A ideia, segundo o coordenador de mobilidade do Idec, Rafael Calabria, é promover mobilidade sustentável e, ao mesmo tempo, reduzir a crise financeira do transporte público no país.

Para Calabria, embora transporte público seja atribuição municipal, o governo federal poderia comprar os veículos e alugá-los para as prefeituras, que contam com menos recursos. “Em geral, as cidades recebem obras viárias para o trânsito.
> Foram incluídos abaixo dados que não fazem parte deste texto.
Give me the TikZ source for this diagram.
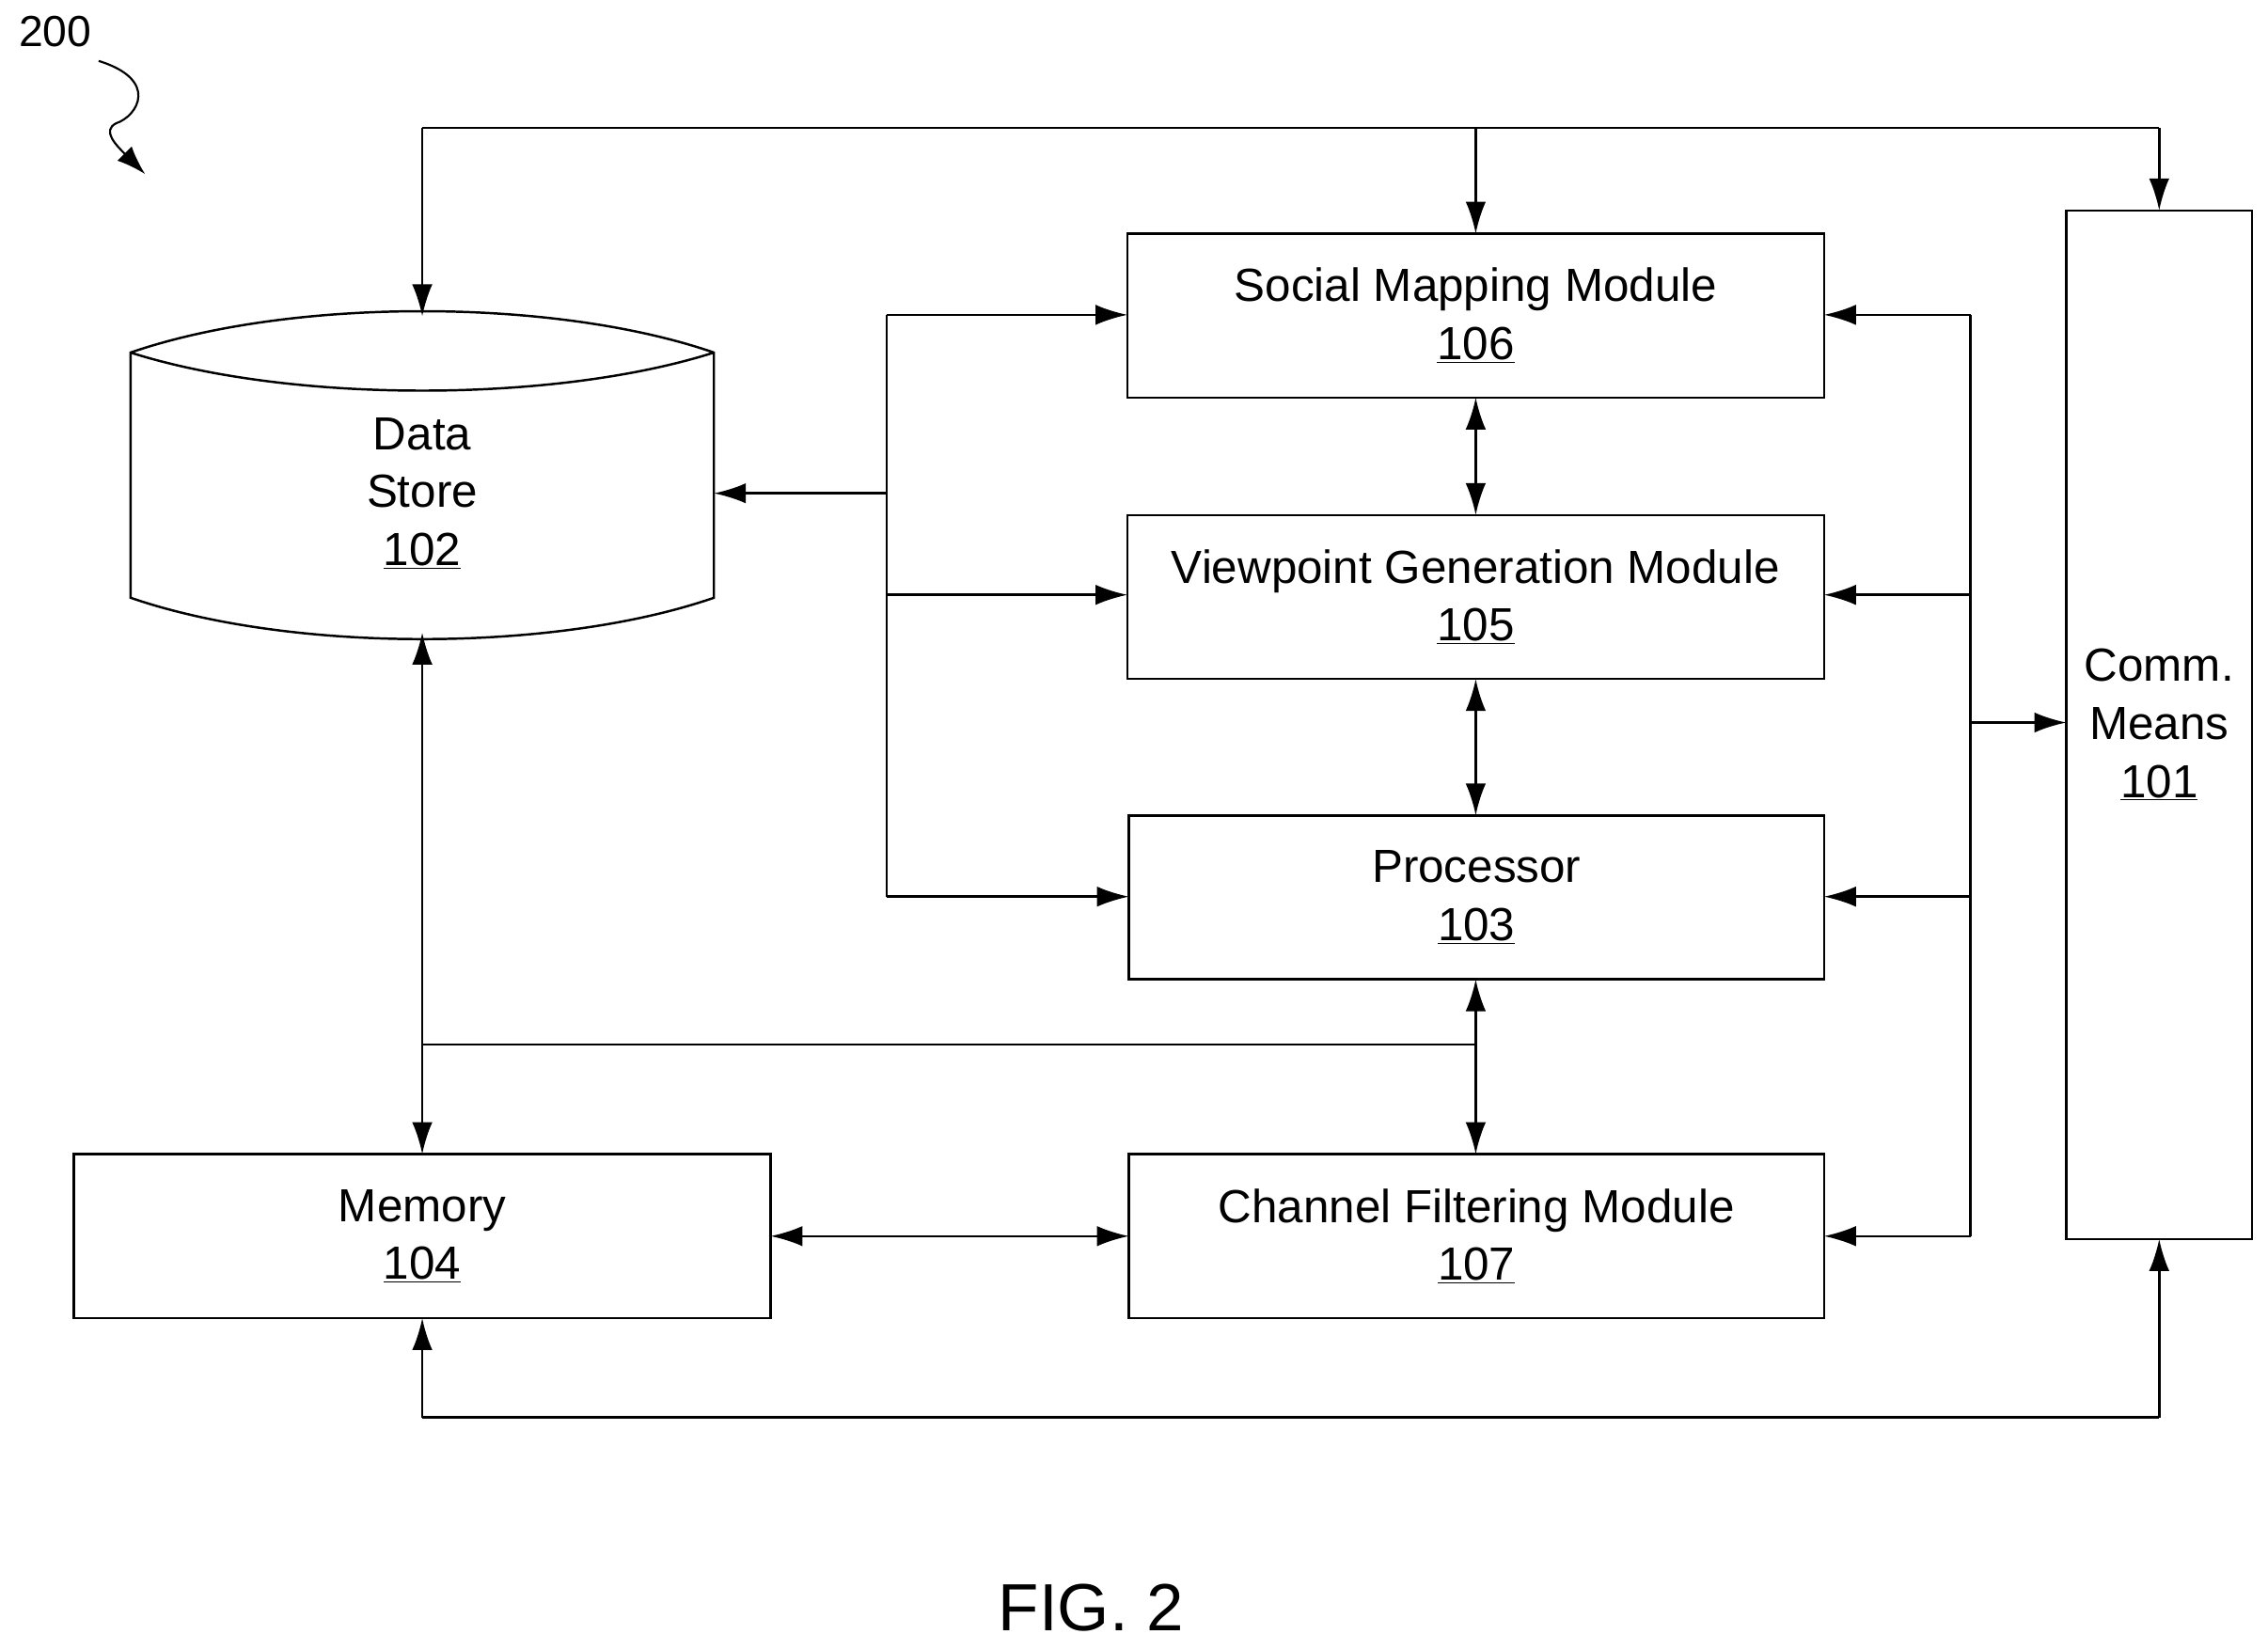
\documentclass[tikz,border=0pt]{standalone}
\usepackage{fontspec}
\setmainfont{Liberation Sans}
\usetikzlibrary{arrows.meta}
\begin{document}
\begin{tikzpicture}[x=1pt,y=-1pt,
  box/.style={draw,line width=1.6pt,minimum width=480pt,minimum height=113pt,inner sep=0,outer sep=0,font=\fontsize{32}{40}\selectfont,align=center},
  ln/.style={line width=1.6pt,-{Latex[length=22pt,width=14pt]}},
  dl/.style={line width=1.6pt,{Latex[length=22pt,width=14pt]}-{Latex[length=22pt,width=14pt]}},
  pl/.style={line width=1.6pt}]
\useasboundingbox (0,0) rectangle (1563,1137);
\node[box] (sm) at (1017,217.5) {Social Mapping Module\\\underline{106}};
\node[box] (vg) at (1017,411.5) {Viewpoint Generation Module\\\underline{105}};
\node[box,minimum width=479pt] (pr) at (1017.5,618.5) {Processor\\\underline{103}};
\node[box,minimum width=479pt] (cf) at (1017.5,852) {Channel Filtering Module\\\underline{107}};
\node[box] (me) at (291,852) {Memory\\\underline{104}};
\node[box,minimum width=128pt,minimum height=709pt] (cm) at (1488,499.5) {Comm.\\Means\\\underline{101}};
% data store
\draw[line width=1.6pt,fill=white] (90,243) .. controls (200,205) and (382,205) .. (492,243) -- (492,412)
  .. controls (382,450) and (200,450) .. (90,412) -- cycle;
\draw[line width=1.6pt] (90,243) .. controls (200,278) and (382,278) .. (492,243);
\node[font=\fontsize{32}{40}\selectfont,align=center] (ds) at (291,340) {Data\\Store\\\underline{102}};
\coordinate (dsT) at (291,218); \coordinate (dsB) at (291,436); \coordinate (dsR) at (492,340);
% label 200
\node[font=\fontsize{30}{36}\selectfont] (lbl) at (38,22) {200};
\coordinate (sq0) at (68,42); \coordinate (sq1) at (100,120);
\draw[line width=1.4pt,-{Latex[length=20pt,width=14pt]}] (sq0) .. controls (110,55) and (95,80) .. (80,85) .. controls (70,90) and (80,100) .. (sq1);
% top line
\coordinate (t1) at (291,88); \coordinate (t3) at (1488,88); \coordinate (t2) at (1017,88);
\draw[pl] (t1) -- (t3);
\draw[ln] (t1) -- (dsT);
\draw[ln] (t2) -- (sm.north);
\draw[ln] (t3) -- (cm.north);
% left bus
\coordinate (l1) at (611,217); \coordinate (l2) at (611,410); \coordinate (l3) at (611,618); \coordinate (l0) at (611,340);
\draw[pl] (l1) -- (l3);
\draw[ln] (l1) -- (sm.west|-l1);
\draw[ln] (l2) -- (vg.west|-l2);
\draw[ln] (l3) -- (pr.west|-l3);
\draw[ln] (l0) -- (dsR);
% right bus
\coordinate (r1) at (1358,217); \coordinate (r2) at (1358,410); \coordinate (r3) at (1358,618); \coordinate (r4) at (1358,852); \coordinate (r0) at (1358,498);
\draw[pl] (r1) -- (r4);
\draw[ln] (r1) -- (sm.east|-r1);
\draw[ln] (r2) -- (vg.east|-r2);
\draw[ln] (r3) -- (pr.east|-r3);
\draw[ln] (r4) -- (cf.east|-r4);
\draw[ln] (r0) -- (cm.west|-r0);
% vertical doubles
\draw[dl] (sm.south) -- (vg.north);
\draw[dl] (vg.south) -- (vg.south|-pr.north);
\draw[dl] (pr.south-|vg.south) -- (cf.north-|vg.south);
\draw[dl] (dsB) -- (me.north);
\coordinate (h1) at (291,720); \coordinate (h2) at (1017,720);
\draw[pl] (h1) -- (h2);
\draw[dl] (me.east) -- (cf.west);
% bottom
\coordinate (b1) at (291,977); \coordinate (b2) at (1488,977);
\draw[pl] (b1) -- (b2);
\draw[ln] (b1) -- (me.south);
\draw[ln] (b2) -- (cm.south);
\node[font=\fontsize{46}{50}\selectfont] (fig) at (752,1108) {FIG. 2};
\end{tikzpicture}
\end{document}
É preciso pensar em ações mais robustas”, destaca.

Recente estudo da Confederação Nacional da Indústria mostra que o Brasil precisaria investir R$ 295 bilhões até 2042 em infraestrutura de mobilidade urbana em 15 regiões metropolitanas para equipar a infraestrutura desses municípios ao padrão da Cidade do México e Santiago, consideradas referência na oferta de transporte urbano na América Latina.

A falta de financiamento, aponta o estudo, é o maior gargalo para a expansão do transporte urbano no país. A CNI defende um esforço para viabilizar fontes de investimentos, com recursos nacionais e estrangeiros, além da participação pública e privada.

Dos R$ 295 bilhões previstos, R$ 271 bilhões iriam para a expansão de linhas de metrô para mais do que dobrar a extensão da malha. Investimentos para ampliar a rede de trens absorveriam R$ 15 bilhões, e os BRTs, R$ 9 bilhões.

Anterio, o auxiliar de serviços gerais, diz que enquanto viver não vai perder a esperança: “Um dia isso tem que melhorar”.